> [Listing]:
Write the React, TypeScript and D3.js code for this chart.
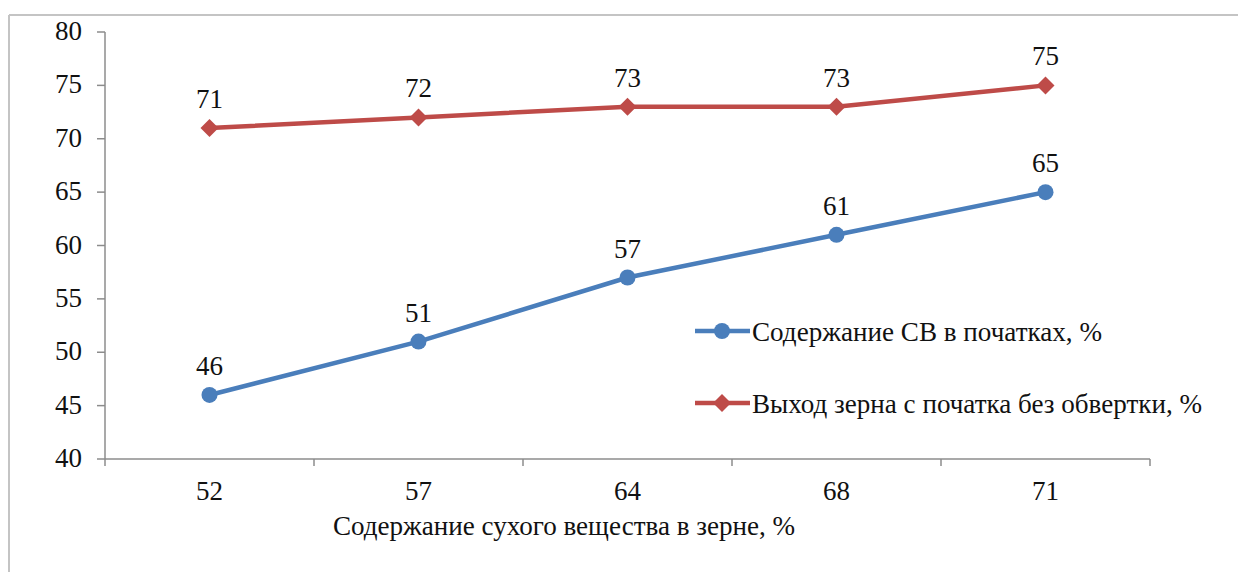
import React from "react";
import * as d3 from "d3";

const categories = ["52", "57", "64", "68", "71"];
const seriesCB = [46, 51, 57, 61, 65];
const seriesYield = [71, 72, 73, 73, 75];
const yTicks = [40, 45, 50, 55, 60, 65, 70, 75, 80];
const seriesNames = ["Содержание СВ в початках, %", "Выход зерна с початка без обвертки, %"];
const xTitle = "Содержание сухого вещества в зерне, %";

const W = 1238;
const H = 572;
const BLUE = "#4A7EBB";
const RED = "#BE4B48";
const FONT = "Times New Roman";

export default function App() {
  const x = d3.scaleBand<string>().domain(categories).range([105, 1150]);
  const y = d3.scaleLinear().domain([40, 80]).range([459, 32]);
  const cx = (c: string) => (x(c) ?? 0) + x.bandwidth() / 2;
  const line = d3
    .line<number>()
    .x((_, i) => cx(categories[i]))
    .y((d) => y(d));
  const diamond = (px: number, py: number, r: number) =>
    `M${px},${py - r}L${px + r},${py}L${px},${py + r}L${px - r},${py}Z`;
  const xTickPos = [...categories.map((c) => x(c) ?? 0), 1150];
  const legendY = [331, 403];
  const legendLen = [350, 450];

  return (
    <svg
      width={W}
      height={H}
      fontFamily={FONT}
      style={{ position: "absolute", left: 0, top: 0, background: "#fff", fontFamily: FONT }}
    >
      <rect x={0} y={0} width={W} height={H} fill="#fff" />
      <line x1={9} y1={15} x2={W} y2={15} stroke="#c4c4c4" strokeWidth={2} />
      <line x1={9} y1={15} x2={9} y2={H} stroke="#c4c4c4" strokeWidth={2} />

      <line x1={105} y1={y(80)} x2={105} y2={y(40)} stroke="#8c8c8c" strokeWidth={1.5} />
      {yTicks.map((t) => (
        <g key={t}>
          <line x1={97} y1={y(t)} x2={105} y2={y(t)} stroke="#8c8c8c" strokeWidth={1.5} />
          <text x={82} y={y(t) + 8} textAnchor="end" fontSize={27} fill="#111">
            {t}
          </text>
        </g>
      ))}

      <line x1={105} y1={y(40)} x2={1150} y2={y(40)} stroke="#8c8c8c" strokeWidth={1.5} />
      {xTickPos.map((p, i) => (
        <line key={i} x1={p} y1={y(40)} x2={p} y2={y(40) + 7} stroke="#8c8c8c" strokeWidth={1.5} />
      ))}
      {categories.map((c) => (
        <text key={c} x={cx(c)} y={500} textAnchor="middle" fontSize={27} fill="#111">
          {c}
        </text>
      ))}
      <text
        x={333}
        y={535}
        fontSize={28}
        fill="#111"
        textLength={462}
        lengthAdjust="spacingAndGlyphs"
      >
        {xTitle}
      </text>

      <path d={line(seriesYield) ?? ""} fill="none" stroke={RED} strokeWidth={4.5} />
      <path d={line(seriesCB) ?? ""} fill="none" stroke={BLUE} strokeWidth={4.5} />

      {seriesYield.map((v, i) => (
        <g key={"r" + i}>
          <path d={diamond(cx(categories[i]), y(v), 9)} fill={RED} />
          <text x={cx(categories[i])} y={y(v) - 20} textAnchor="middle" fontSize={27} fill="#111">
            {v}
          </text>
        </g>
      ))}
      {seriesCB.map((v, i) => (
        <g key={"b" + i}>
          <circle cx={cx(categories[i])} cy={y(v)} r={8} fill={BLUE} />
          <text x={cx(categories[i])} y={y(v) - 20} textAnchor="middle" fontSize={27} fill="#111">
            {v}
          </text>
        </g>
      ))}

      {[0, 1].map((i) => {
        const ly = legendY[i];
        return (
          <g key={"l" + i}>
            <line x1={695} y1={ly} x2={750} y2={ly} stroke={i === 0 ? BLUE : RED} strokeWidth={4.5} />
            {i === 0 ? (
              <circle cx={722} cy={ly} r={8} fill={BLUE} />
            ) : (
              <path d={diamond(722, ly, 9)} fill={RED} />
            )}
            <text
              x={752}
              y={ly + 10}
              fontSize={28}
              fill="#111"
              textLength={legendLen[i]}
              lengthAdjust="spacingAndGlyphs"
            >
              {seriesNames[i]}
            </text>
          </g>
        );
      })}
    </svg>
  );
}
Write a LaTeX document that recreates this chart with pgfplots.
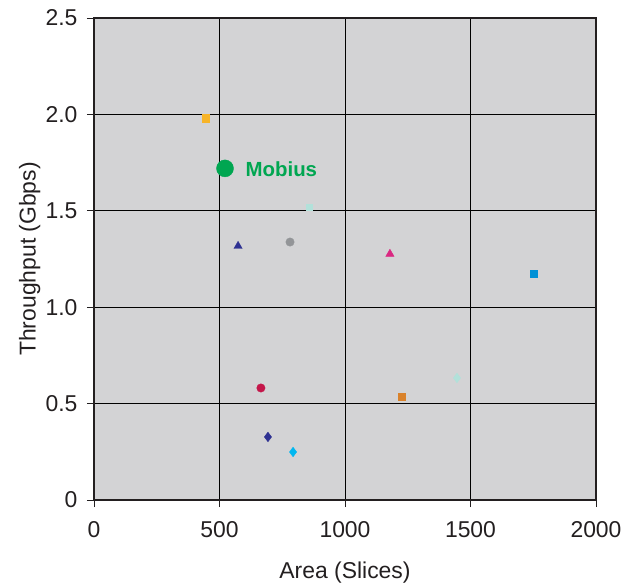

> [The problem]:
Copy out the records above in full, exactly as written, but not the pictures.

> [Result for this task]:
Write the React, TypeScript and D3.js code for this chart.
import React from "react";
import * as d3 from "d3";

const categories = ["52", "57", "64", "68", "71"];
const seriesCB = [46, 51, 57, 61, 65];
const seriesYield = [71, 72, 73, 73, 75];
const yTicks = [40, 45, 50, 55, 60, 65, 70, 75, 80];
const seriesNames = ["Содержание СВ в початках, %", "Выход зерна с початка без обвертки, %"];
const xTitle = "Содержание сухого вещества в зерне, %";

const W = 1238;
const H = 572;
const BLUE = "#4A7EBB";
const RED = "#BE4B48";
const FONT = "Times New Roman";

export default function App() {
  const x = d3.scaleBand<string>().domain(categories).range([105, 1150]);
  const y = d3.scaleLinear().domain([40, 80]).range([459, 32]);
  const cx = (c: string) => (x(c) ?? 0) + x.bandwidth() / 2;
  const line = d3
    .line<number>()
    .x((_, i) => cx(categories[i]))
    .y((d) => y(d));
  const diamond = (px: number, py: number, r: number) =>
    `M${px},${py - r}L${px + r},${py}L${px},${py + r}L${px - r},${py}Z`;
  const xTickPos = [...categories.map((c) => x(c) ?? 0), 1150];
  const legendY = [331, 403];
  const legendLen = [350, 450];

  return (
    <svg
      width={W}
      height={H}
      fontFamily={FONT}
      style={{ position: "absolute", left: 0, top: 0, background: "#fff", fontFamily: FONT }}
    >
      <rect x={0} y={0} width={W} height={H} fill="#fff" />
      <line x1={9} y1={15} x2={W} y2={15} stroke="#c4c4c4" strokeWidth={2} />
      <line x1={9} y1={15} x2={9} y2={H} stroke="#c4c4c4" strokeWidth={2} />

      <line x1={105} y1={y(80)} x2={105} y2={y(40)} stroke="#8c8c8c" strokeWidth={1.5} />
      {yTicks.map((t) => (
        <g key={t}>
          <line x1={97} y1={y(t)} x2={105} y2={y(t)} stroke="#8c8c8c" strokeWidth={1.5} />
          <text x={82} y={y(t) + 8} textAnchor="end" fontSize={27} fill="#111">
            {t}
          </text>
        </g>
      ))}

      <line x1={105} y1={y(40)} x2={1150} y2={y(40)} stroke="#8c8c8c" strokeWidth={1.5} />
      {xTickPos.map((p, i) => (
        <line key={i} x1={p} y1={y(40)} x2={p} y2={y(40) + 7} stroke="#8c8c8c" strokeWidth={1.5} />
      ))}
      {categories.map((c) => (
        <text key={c} x={cx(c)} y={500} textAnchor="middle" fontSize={27} fill="#111">
          {c}
        </text>
      ))}
      <text
        x={333}
        y={535}
        fontSize={28}
        fill="#111"
        textLength={462}
        lengthAdjust="spacingAndGlyphs"
      >
        {xTitle}
      </text>

      <path d={line(seriesYield) ?? ""} fill="none" stroke={RED} strokeWidth={4.5} />
      <path d={line(seriesCB) ?? ""} fill="none" stroke={BLUE} strokeWidth={4.5} />

      {seriesYield.map((v, i) => (
        <g key={"r" + i}>
          <path d={diamond(cx(categories[i]), y(v), 9)} fill={RED} />
          <text x={cx(categories[i])} y={y(v) - 20} textAnchor="middle" fontSize={27} fill="#111">
            {v}
          </text>
        </g>
      ))}
      {seriesCB.map((v, i) => (
        <g key={"b" + i}>
          <circle cx={cx(categories[i])} cy={y(v)} r={8} fill={BLUE} />
          <text x={cx(categories[i])} y={y(v) - 20} textAnchor="middle" fontSize={27} fill="#111">
            {v}
          </text>
        </g>
      ))}

      {[0, 1].map((i) => {
        const ly = legendY[i];
        return (
          <g key={"l" + i}>
            <line x1={695} y1={ly} x2={750} y2={ly} stroke={i === 0 ? BLUE : RED} strokeWidth={4.5} />
            {i === 0 ? (
              <circle cx={722} cy={ly} r={8} fill={BLUE} />
            ) : (
              <path d={diamond(722, ly, 9)} fill={RED} />
            )}
            <text
              x={752}
              y={ly + 10}
              fontSize={28}
              fill="#111"
              textLength={legendLen[i]}
              lengthAdjust="spacingAndGlyphs"
            >
              {seriesNames[i]}
            </text>
          </g>
        );
      })}
    </svg>
  );
}
Write a LaTeX document that recreates this chart with pgfplots.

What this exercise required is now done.